Tout ce que j'invente (en souriant de contentement) se révèle vrai :
de loin les inscriptions en mauvais Grec |
Jessica Rentz en plein nettoyage |
Yana Vitkalov |
Je redeviens sérieux : je cite l'article qui a attiré mon attention, sur les journaux israéliens : "Un sol de mosaïques d’environ 1.500 ans retrouvé dans une église à Hippos (nord d'Israël) représente
apparemment le miracle de la multiplication par Jésus des cinq pains et des
deux poissons décrit dans l'Evangile".
A Antiocha-Hippos (Sussita),
ancienne ville de la Décapole sur la rive orientale du lac de Tibériade en
Galilée, un tapis – très dense – de mosaïques colorées, a été mis au jour. La
découverte a eu lieu cet été 2019, fait savoir ce 4 septembre 2019 un communiqué de
l’Université de Haïfa (Israël) dont les chercheurs ont réalisé des fouilles
dans l’une des sept églises connues sur le site.

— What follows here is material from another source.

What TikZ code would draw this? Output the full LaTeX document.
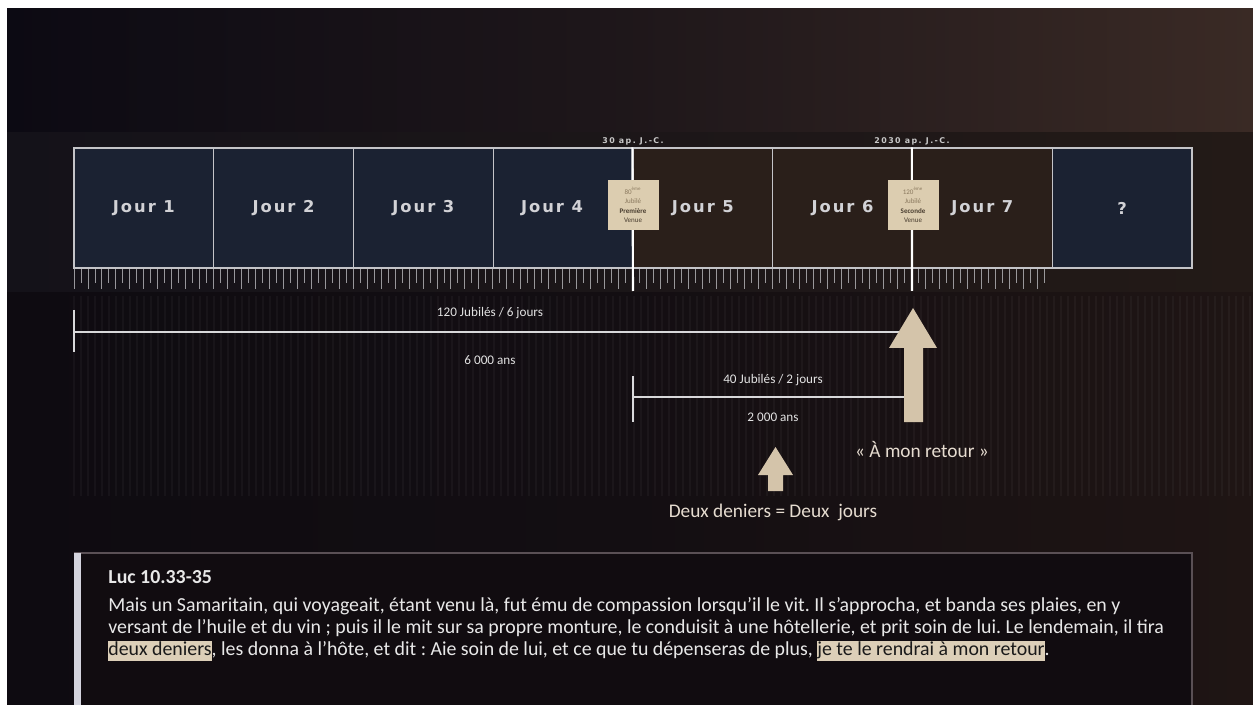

L’église en question, dite «
brûlée », a été construite entre la seconde moitié du Ve siècle et le début du
VIe siècle. L’édifice aurait été détruit lors d’un incendie probablement durant
l’invasion par les Sassanides (dynastie perse) au début du VIIe siècle, selon
les chercheurs, et la toiture se serait alors effondrée. D’après le communiqué,
le sol de mosaïques figuratives doit son salut à une couche de cendre qui l’a protégée
des siècles durant (des effets du temps, de la pluie et du soleil ou
d’éventuels pillages comme on peut le supposer), jusqu’à ce qu’une équipe
d’archéologues du projet de fouilles Hippos-Sussita effectuées dans le parc
national Sussita géré par l’Autorité de la Nature et des Parcs d’Israël, la
révèle au grand jour. Et ce, sous la houlette de l’américaine Jessica Rentz,
responsable de la gestion d’une zone de fouilles pour sa toute première saison.... jusqu'à ce qu'elle voie la boucle du lion dans les cendres ...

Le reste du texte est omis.